# HTML Texteinzug



## ::emanuel:: (10. Dezember 2002)

Hallo allerseits!

Kann ich einen Texteinzug von sagen wir 10 Pixel in HTML definieren?
Mit Blockquote hab ich's schon versucht, aber den kann man ja nicht verändern, oder?

Die Suchfunktion hab ich auch schon verwendet, aber dort lösen es alle mit CSS.

help!

bye
Emanuel


----------



## Marvin (10. Dezember 2002)

<p style="margin-left: 10px;">Dein Text hier</p>

z.b. für einen paragraphen. ansonsten eben div oder was auch immer du haben/machen willst.


----------



## sam (10. Dezember 2002)

also ich wäre für _<span style="padding-left:10px;">blubb</span>_
da zerhauts dir das layout nicht, weil der abstand innerhalb des elements erzeugt wird...
natürlich kann man statt _span_ auch _p_, _div_ oder ähnliches verwenden.


----------



## ::emanuel:: (10. Dezember 2002)

hy
ich hab das problem jetzt doch mit css gelöst. und zwar folgend: in der css datei:

blockquote {margin-left:10px;margin-top:0px}

in der html-datei dann eben einfach einen bereich in blockquote gesetzt und das wars.  
danke trotzdem nochmals,

lg
emanuel


----------



## bone (10. Dezember 2002)

Du kannst dein Problem auch mit einen sogenannten blind.gif lösen. 
 In Photoshop kannst du das relativ schnell erstellen. Einfach ein neues Bild, als hintergrund 'transparent' wählen und größe 1x1. Danach abspeichern. In HTML bindest du es jetzt einfach , vor deinen Text ein, wie ein Bild ein und setzt bei dem Wert 'width' , in deinem Fall z.B. 10px ein. Und kannst dadurch den Texteinzug bestimmen. 
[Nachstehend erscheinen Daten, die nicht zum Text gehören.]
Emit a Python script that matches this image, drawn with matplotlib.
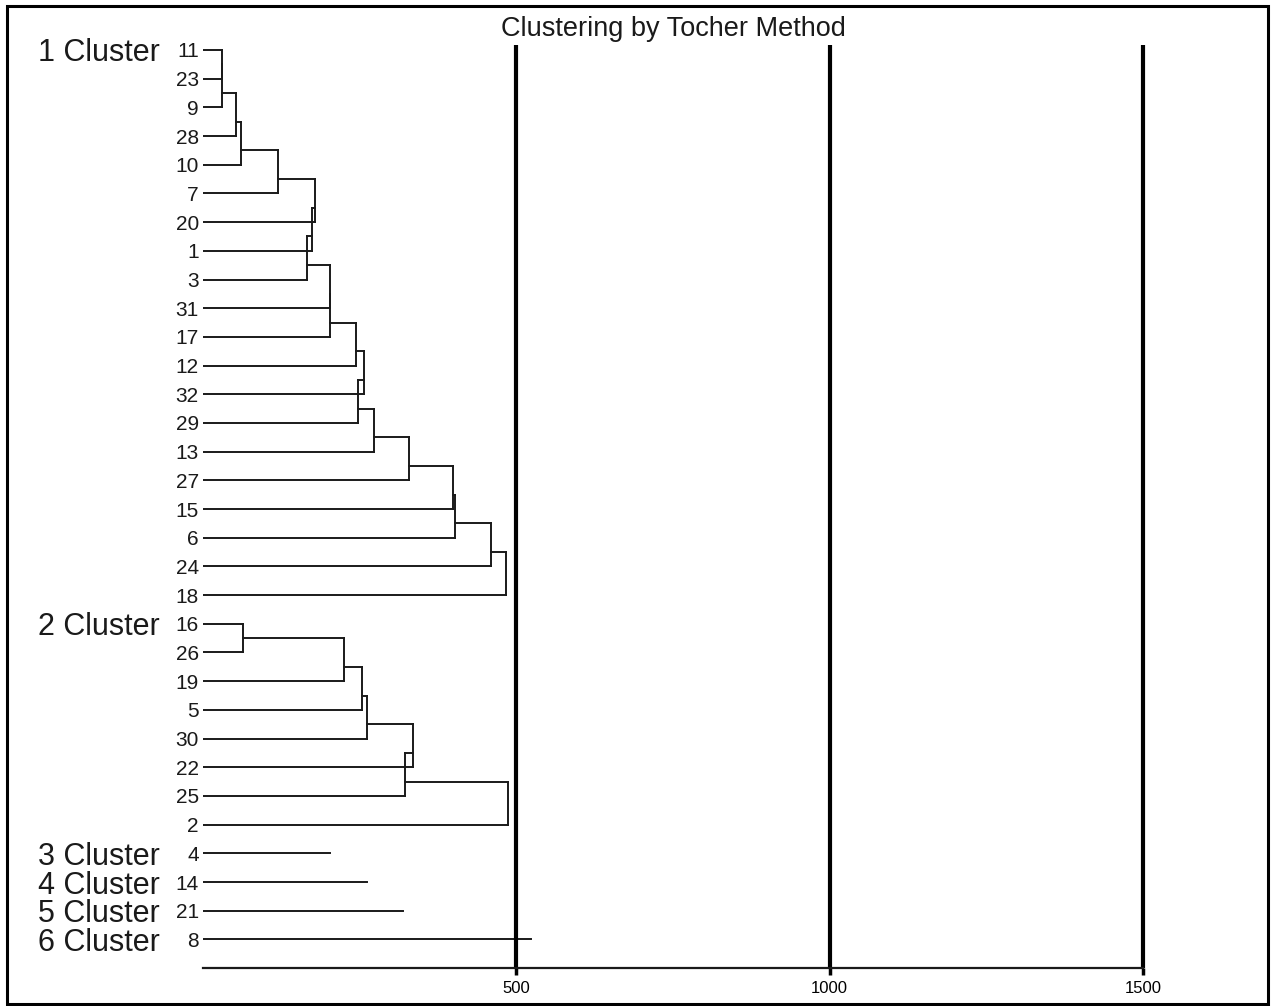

Wie gesagt ist einen andere Methode. Mit CSS läßt sich das wie eben scgon gesagt leichter und schneller realisieren


----------



## wackelpudding (10. Dezember 2002)

> _Original geschrieben von dgh.demon_
> *<p style="margin-left: 10px;">Dein Text hier</p>*


diese lösung *ist* CSS, kein reines HTML. emanuel wollte sein problem aber anfangs ohne CSS lösen.


----------



## ::emanuel:: (10. Dezember 2002)

ja, ich weiß  

aber das schien mir jetzt doch die beste lösung zu sein. - sorry

thx trotzdem

mfg
emanuel


----------



## x12x13 (10. Dezember 2002)

dann ist...


> _Original geschrieben von sam _
> *<span style="padding-left:10px;">blubb</span>*


aber auch css.  oder ?


----------



## ::emanuel:: (10. Dezember 2002)

ja, hast recht - es ist eigentlich alles css.
nur nicht die lösung von "absurd".


----------



## Fabian H (11. Dezember 2002)

Aber wieso auch auf css verzichten?


----------



## bone (11. Dezember 2002)

frag ich mich auch 

css ist doch ne feine Sache, geht auch viel schneller


----------



## ::emanuel:: (11. Dezember 2002)

hi leute!

ich wollte ursprünglich deshalb auf css verzichten, da ja bei dieser variante alle elemente mit "blockquote" oder "p" eingestellt werden. naja, und weil ich ja mehrere p elemente habe, aber nicht alle darauf einstellen möchte, wollt ich vorher nicht auf css greifen. aber jetzt hab ich die restlichen auf p konfiguriert und diesen teil auf blockquote.

lg
emanuel


----------



## wackelpudding (11. Dezember 2002)

in CSS gibt es so genannte klassen, mit denen mehrere definitionen für ein element [p, blockquote, b, i...] erstellt werden können. dazu kannst du dir ja einfach mal SelfHTML angucken


----------



## Marvin (19. Dezember 2002)

> _Original geschrieben von Malte1019 _
> *diese lösung ist CSS, kein reines HTML. emanuel wollte sein problem aber anfangs ohne CSS lösen.  *


verzeihung. sollte wohl genauer lesen...


----------